Sam Hazewinkel

Personal information
- Born: March 4, 1983 (age 43) Edina, Minnesota, U.S.
- Home town: Pensacola, Florida, U.S.

Sport
- Country: United States
- Sport: Wrestling
- Events: Freestyle, Greco-Roman and Folkstyle
- College team: Oklahoma
- Club: Sunkist Kids Wrestling Club
- Team: USA

Medal record
Men's freestyle wrestling
Representing the United States
Pan American Championships
| Gold medal – first place | 2012 Colorado Springs | 55 kg |
| Silver medal – second place | 2011 Rionegro | 55 kg |
Men's Greco-Roman wrestling
Representing the United States
University World Championships
| Gold medal – first place | 2008 Thessaloniki | 55 kg |
Pan American Championships
| Bronze medal – third place | 2007 San Salvador | 55 kg |
Men's collegiate wrestling
Representing the Oklahoma Sooners
NCAA Division I Championships
| Silver medal – second place | 2007 Auburn Hills | 125 lb |
| Bronze medal – third place | 2004 St. Louis | 125 lb |
| Bronze medal – third place | 2005 St. Louis | 125 lb |
| Bronze medal – third place | 2006 Oklahoma City | 125 lb |

= Sam Hazewinkel =

American wrestler (born 1983)

Sam Hazewinkel (born March 4, 1983) is an American former wrestler who won the 2012 U.S. Olympic Trials and competed at the 2012 Olympics in freestyle 55 kg division. Hazewinkel previously served as head wrestling coach at Oklahoma City University during the 2019 and 2020 seasons. He has since returned to the University of Oklahoma, where he is a Volunteer Assistant Coach with his alma mater.

==High school==
Hazewinkel completed a 140–0 record while wrestling in high school at Pensacola Christian Academy in Pensacola, Florida. He was a three-time Florida state champion. Hazewinkel was also a two-time Junior National Greco-Roman Champion.

==College==
As a collegiate wrestler, Hazewinkel was a four-time All-American at the University of Oklahoma, with a best finish of 2nd place at the NCAA Championships.

==International==
Hazewinkel was a 2008 University World Champion in Greco-Roman wrestling.

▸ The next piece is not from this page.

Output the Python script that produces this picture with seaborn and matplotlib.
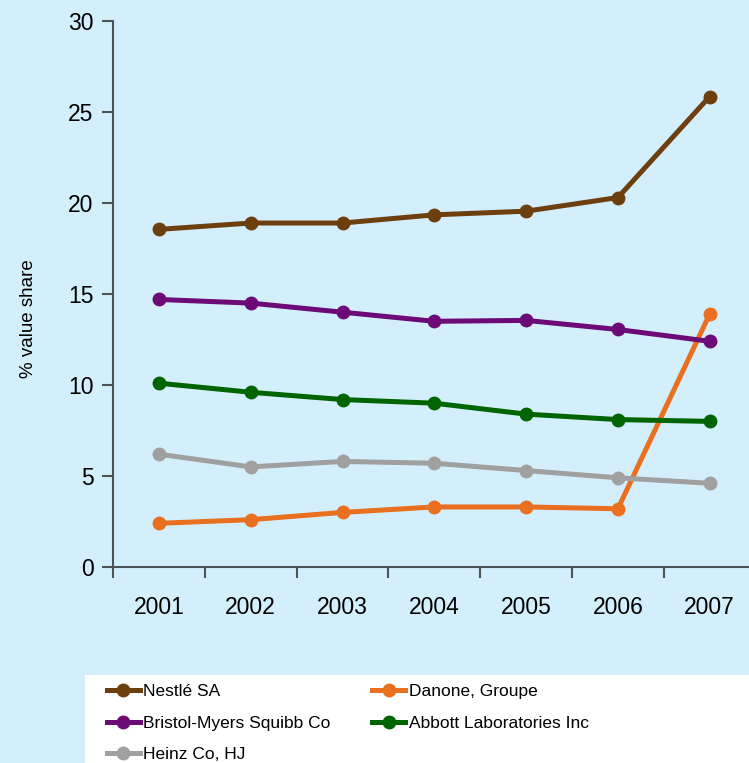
import pandas as pd
import seaborn as sns
import matplotlib.pyplot as plt
from matplotlib.patches import Rectangle

years = [2001, 2002, 2003, 2004, 2005, 2006, 2007]
nestle = [18.55, 18.9, 18.9, 19.35, 19.55, 20.3, 25.85]
danone = [2.4, 2.6, 3.0, 3.3, 3.3, 3.2, 13.9]
bristol = [14.7, 14.5, 14.0, 13.5, 13.55, 13.05, 12.4]
abbott = [10.1, 9.6, 9.2, 9.0, 8.4, 8.1, 8.0]
heinz = [6.2, 5.5, 5.8, 5.7, 5.3, 4.9, 4.6]

companies = ["Nestlé SA", "Danone, Groupe", "Bristol-Myers Squibb Co",
             "Abbott Laboratories Inc", "Heinz Co, HJ"]
series = [nestle, danone, bristol, abbott, heinz]
palette = {
    "Nestlé SA": "#6E3F0E",
    "Danone, Groupe": "#E8701F",
    "Bristol-Myers Squibb Co": "#6C0A78",
    "Abbott Laboratories Inc": "#006400",
    "Heinz Co, HJ": "#A0A0A0",
}

rows = []
for name, vals in zip(companies, series):
    for yr, v in zip(years, vals):
        rows.append({"year": yr, "share": v, "company": name})
df = pd.DataFrame(rows)

BG = "#D4EFFC"
SPINE = "#4B5558"
plt.rcParams["font.family"] = ["Liberation Sans", "DejaVu Sans"]

fig = plt.figure(figsize=(7.49, 7.63), dpi=100, facecolor=BG)
ax = fig.add_axes([113 / 749, 1 - 567 / 763, 642.6 / 749, 546 / 763])
ax.set_facecolor("none")

# Danone first so it sits underneath the others
draw_order = ["Danone, Groupe", "Nestlé SA", "Bristol-Myers Squibb Co",
              "Abbott Laboratories Inc", "Heinz Co, HJ"]
sns.lineplot(data=df, x="year", y="share", hue="company", hue_order=draw_order,
             palette=palette, marker="o", markersize=10, markeredgewidth=0,
             linewidth=3.6, ax=ax, legend=True)

handles, labels = ax.get_legend_handles_labels()
ax.get_legend().remove()
lookup = dict(zip(labels, handles))

ax.set_xlim(2000.5, 2007.5)
ax.set_ylim(0, 30)
ax.set_yticks([0, 5, 10, 15, 20, 25, 30])
ax.set_xticks([y - 0.5 for y in years] + [2007.5])
ax.set_xticklabels([])
ax.set_xticks(years, minor=True)
ax.set_xticklabels([str(y) for y in years], minor=True)
ax.tick_params(axis="x", which="major", length=8, width=1.5, color=SPINE, direction="out")
ax.tick_params(axis="x", which="minor", length=0, labelsize=16.5, pad=21)
ax.tick_params(axis="y", length=8, width=1.5, color=SPINE, labelsize=16.5, pad=6)
ax.set_xlabel("")
ax.set_ylabel("% value share", fontsize=13.5)
ax.yaxis.set_label_coords(-0.118, 0.455)
for side in ["top", "right"]:
    ax.spines[side].set_visible(False)
for side in ["left", "bottom"]:
    ax.spines[side].set_color(SPINE)
    ax.spines[side].set_linewidth(1.5)
ax.grid(False)

# white legend panel at the bottom
fig.patches.append(Rectangle((85 / 749, 0), 1, 88 / 763, transform=fig.transFigure,
                             facecolor="white", edgecolor="none", zorder=0))
legend_order = ["Nestlé SA", "Bristol-Myers Squibb Co", "Heinz Co, HJ",
                "Danone, Groupe", "Abbott Laboratories Inc"]
fig.legend([lookup[n] for n in legend_order], legend_order, ncol=2,
           loc="upper left", bbox_to_anchor=(100 / 749, 1 - 677 / 763),
           frameon=False, prop={"size": 12.5},
           handlelength=1.9, handletextpad=0.2, columnspacing=2.4,
           labelspacing=0.95, borderaxespad=0)

fig.savefig("out.png", dpi=100, facecolor=BG)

He defeated wrestler Nick Simmons 2 matches to 1, in a best of 3 series at the finals of the 2012 U.S. freestyle wrestling Olympic Trials, with a final and deciding period victory of 3–0. At the 2012 Olympics, Hazewinkel lost to in his opening match to Daulet Niyazbekov of Kazakhstan.

Hazewinkel would also represent the United States at the 2018 World Championships in Greco-Roman at 55 kg.

==Family==
Sam's father David Hazewinkel and uncle Jim Hazewinkel were both Olympic wrestlers. Dave and Sam were the first father and son to each make the U.S. Olympic team.